Toujours avec autant de plaisir?
Comme le plaisir du public est toujours au rendez-vous, il me revient en boomerang. Et puis ça fait un petit lifting instantané sans bistouri! Par ailleurs, c’est grâce à ces tournées que j’ai pu produire mes propres spectacles depuis des années. Mon luxe suprême, c’est d’être maîtresse de mon travail.

Au CPO, on pourra découvrir une autre facette de votre répertoire, plus orientée chanson et jazz… avec des titres extraits de votre dernier album «Comme Sagan», réalisé par Jean-Louis Piérot, l’alter ego d’Etienne Daho depuis trente ans. Les années 80 ne sont jamais loin?
Je n’ai pas choisi Jean-Louis Piérot à cause des années 80, mais parce que c’est l’un des meilleurs réalisateurs français. Il a aussi réalisé des albums pour Miossec, Tété, Le soldat rose, et co-réalisé avec Etienne Daho le dernier album de Jane Birkin. Il a une sensibilité et un talent fous.

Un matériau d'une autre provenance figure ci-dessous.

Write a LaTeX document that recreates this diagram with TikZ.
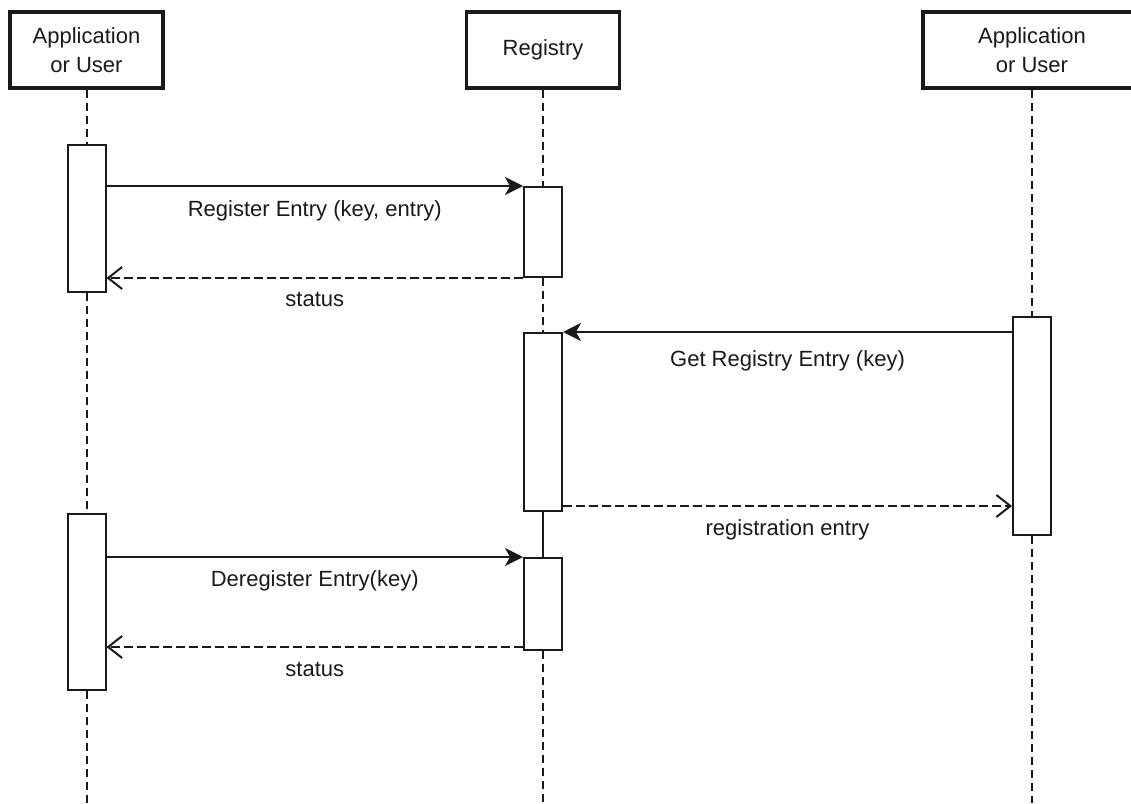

Vous venez souvent du côté de Lausanne…
J’aime beaucoup cette ville. Evidemment le lac, dont je ne me lasse pas, mais aussi le Musée de l’Art Brut pour lequel j’ai une vraie passion. J’y passe à chaque fois avec le même éblouissement.

On a aperçu récemment sur les réseaux sociaux des photos de vous sur un tournage aux côtés de Lambert Wilson…
J’ai eu la joie d’être choisie par Isabelle Mergault pour son prochain film, «Des mains en or» aux côtés de Josiane Balasko, Lambert Wilson et Sylvie Testud. Le tournage a été un régal, et je crois que le film va être très réussi. Drôle et plein de tendresse, comme sa réalisatrice!